> DIRECTIONS: Exactly repeat the material, dropping every picture from the copy.

> INFORMATION SUPPLIED:
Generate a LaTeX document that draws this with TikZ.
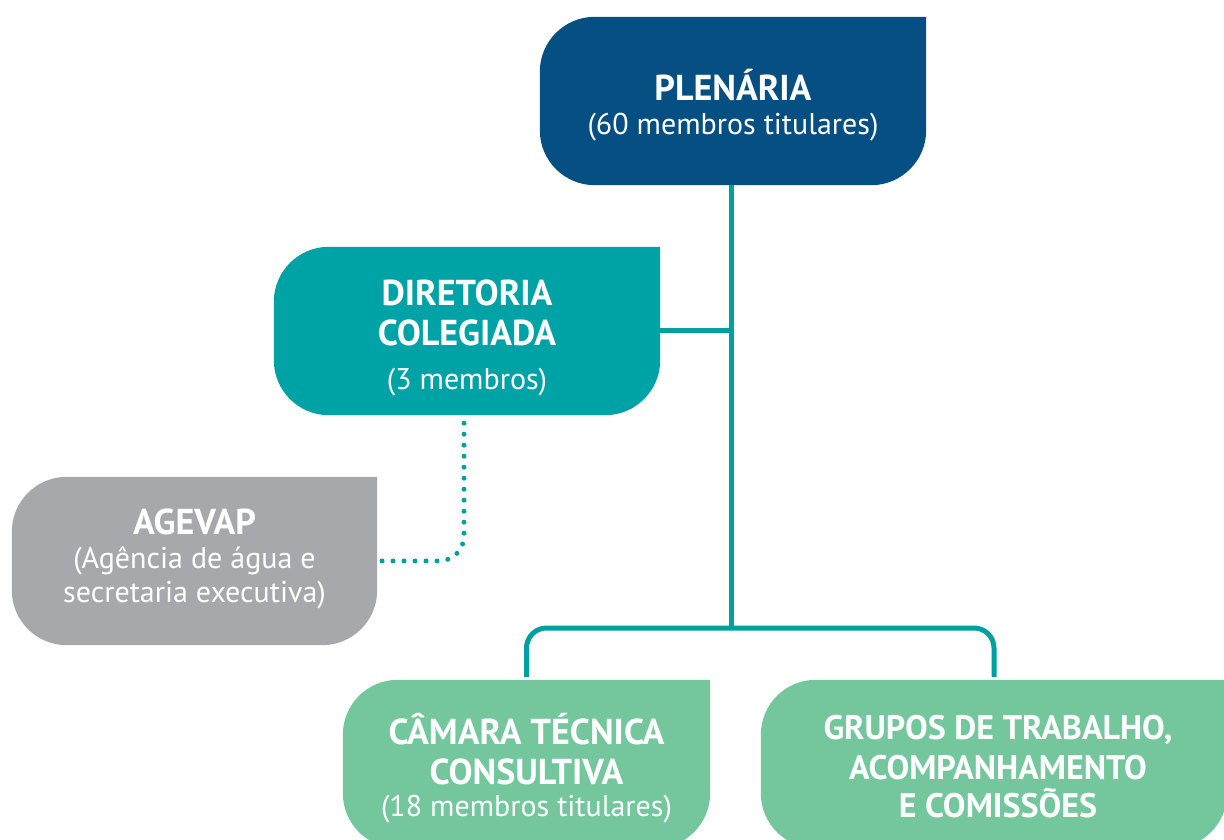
\documentclass[tikz,border=0pt]{standalone}
\usepackage{fontspec}
\setmainfont{PT Sans}
\usetikzlibrary{backgrounds,calc}
\definecolor{plenblue}{HTML}{054F82}
\definecolor{dirteal}{HTML}{00A3A5}
\definecolor{linteal}{HTML}{00A0A0}
\definecolor{agegray}{HTML}{A7A8AC}
\definecolor{leafgreen}{HTML}{74C69D}
\newcommand\leafshape[3]{%
  \fill[#2] (#1.north east) -- ([yshift=#3]#1.south east)
    arc[start angle=0,end angle=-90,radius=#3] -- ([xshift=#3]#1.south west)
    arc[start angle=270,end angle=180,radius=#3] -- ([yshift=-#3]#1.north west)
    arc[start angle=180,end angle=90,radius=#3] -- cycle;}
\newcommand\ttl{\bfseries\fontsize{36}{34}\selectfont}
\newcommand\ttlg{\bfseries\fontsize{34}{34}\selectfont}
\tikzset{
  box/.style={inner sep=0pt, minimum height=168pt},
  lbl/.style={inner sep=0pt, align=center, text=white, font=\fontsize{30}{34}\selectfont},
  conn/.style={draw=linteal, line width=5pt},
  dotconn/.style={draw=linteal, line width=5pt, line cap=round, dash pattern=on 0pt off 11pt}
}
\begin{document}
\begin{tikzpicture}[x=1pt,y=1pt]
\useasboundingbox (0,0) rectangle (1224,839);
\clip (0,0) rectangle (1224,839);
\node[box, minimum width=386pt] (plen) at (733,738) {};
\node[box, minimum width=386pt] (dir) at (467,508) {};
\node[box, minimum width=365pt] (age) at (194.5,278) {};
\node[box, minimum width=367pt] (cam) at (526.5,75) {};
\node[box, minimum width=466pt] (grp) at (994,75) {};
\leafshape{plen}{plenblue}{55pt}
\leafshape{dir}{dirteal}{55pt}
\leafshape{age}{agegray}{55pt}
\leafshape{cam}{leafgreen}{55pt}
\leafshape{grp}{leafgreen}{55pt}
\node[lbl] (plen-t) at ([yshift=-4pt]plen.center) {{\ttl PLENÁRIA}\\(60 membros titulares)};
\node[lbl] (dir-t) at ([yshift=-7pt]dir.center) {{\ttl DIRETORIA}\\[6pt]{\ttl COLEGIADA}\\[10pt](3 membros)};
\node[lbl] (age-t) at ([yshift=2pt]age.center) {{\ttl AGEVAP}\\(Agência de água e\\secretaria executiva)};
\node[lbl] (cam-t) at ([yshift=-4pt]cam.center) {{\ttl CÂMARA TÉCNICA}\\[6pt]{\ttl CONSULTIVA}\\[-2pt](18 membros titulares)};
\node[lbl] (grp-t) at ([xshift=4pt,yshift=-3pt]grp.center) {{\ttlg GRUPOS DE TRABALHO,}\\[6pt]{\ttlg ACOMPANHAMENTO}\\[4pt]{\ttlg E COMISSÕES}};
\coordinate (j) at (731,211);
\draw[conn] (plen.south -| j) -- (j);
\draw[conn] (dir.east) -- (dir.east -| j);
\draw[conn, rounded corners=20pt, shorten <=3pt, shorten >=3pt] (cam.north) -- (cam.north |- j) -- (grp.north |- j) -- (grp.north);
\draw[dotconn, rounded corners=25pt] ([xshift=-3pt,yshift=-8pt]dir.south) |- ([xshift=3pt]age.east);
\end{tikzpicture}
\end{document}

> RESULT:
Generate a LaTeX document that draws this with TikZ.
\documentclass[tikz,border=0pt]{standalone}
\usepackage{fontspec}
\setmainfont{PT Sans}
\usetikzlibrary{backgrounds,calc}
\definecolor{plenblue}{HTML}{054F82}
\definecolor{dirteal}{HTML}{00A3A5}
\definecolor{linteal}{HTML}{00A0A0}
\definecolor{agegray}{HTML}{A7A8AC}
\definecolor{leafgreen}{HTML}{74C69D}
\newcommand\leafshape[3]{%
  \fill[#2] (#1.north east) -- ([yshift=#3]#1.south east)
    arc[start angle=0,end angle=-90,radius=#3] -- ([xshift=#3]#1.south west)
    arc[start angle=270,end angle=180,radius=#3] -- ([yshift=-#3]#1.north west)
    arc[start angle=180,end angle=90,radius=#3] -- cycle;}
\newcommand\ttl{\bfseries\fontsize{36}{34}\selectfont}
\newcommand\ttlg{\bfseries\fontsize{34}{34}\selectfont}
\tikzset{
  box/.style={inner sep=0pt, minimum height=168pt},
  lbl/.style={inner sep=0pt, align=center, text=white, font=\fontsize{30}{34}\selectfont},
  conn/.style={draw=linteal, line width=5pt},
  dotconn/.style={draw=linteal, line width=5pt, line cap=round, dash pattern=on 0pt off 11pt}
}
\begin{document}
\begin{tikzpicture}[x=1pt,y=1pt]
\useasboundingbox (0,0) rectangle (1224,839);
\clip (0,0) rectangle (1224,839);
\node[box, minimum width=386pt] (plen) at (733,738) {};
\node[box, minimum width=386pt] (dir) at (467,508) {};
\node[box, minimum width=365pt] (age) at (194.5,278) {};
\node[box, minimum width=367pt] (cam) at (526.5,75) {};
\node[box, minimum width=466pt] (grp) at (994,75) {};
\leafshape{plen}{plenblue}{55pt}
\leafshape{dir}{dirteal}{55pt}
\leafshape{age}{agegray}{55pt}
\leafshape{cam}{leafgreen}{55pt}
\leafshape{grp}{leafgreen}{55pt}
\node[lbl] (plen-t) at ([yshift=-4pt]plen.center) {{\ttl PLENÁRIA}\\(60 membros titulares)};
\node[lbl] (dir-t) at ([yshift=-7pt]dir.center) {{\ttl DIRETORIA}\\[6pt]{\ttl COLEGIADA}\\[10pt](3 membros)};
\node[lbl] (age-t) at ([yshift=2pt]age.center) {{\ttl AGEVAP}\\(Agência de água e\\secretaria executiva)};
\node[lbl] (cam-t) at ([yshift=-4pt]cam.center) {{\ttl CÂMARA TÉCNICA}\\[6pt]{\ttl CONSULTIVA}\\[-2pt](18 membros titulares)};
\node[lbl] (grp-t) at ([xshift=4pt,yshift=-3pt]grp.center) {{\ttlg GRUPOS DE TRABALHO,}\\[6pt]{\ttlg ACOMPANHAMENTO}\\[4pt]{\ttlg E COMISSÕES}};
\coordinate (j) at (731,211);
\draw[conn] (plen.south -| j) -- (j);
\draw[conn] (dir.east) -- (dir.east -| j);
\draw[conn, rounded corners=20pt, shorten <=3pt, shorten >=3pt] (cam.north) -- (cam.north |- j) -- (grp.north |- j) -- (grp.north);
\draw[dotconn, rounded corners=25pt] ([xshift=-3pt,yshift=-8pt]dir.south) |- ([xshift=3pt]age.east);
\end{tikzpicture}
\end{document}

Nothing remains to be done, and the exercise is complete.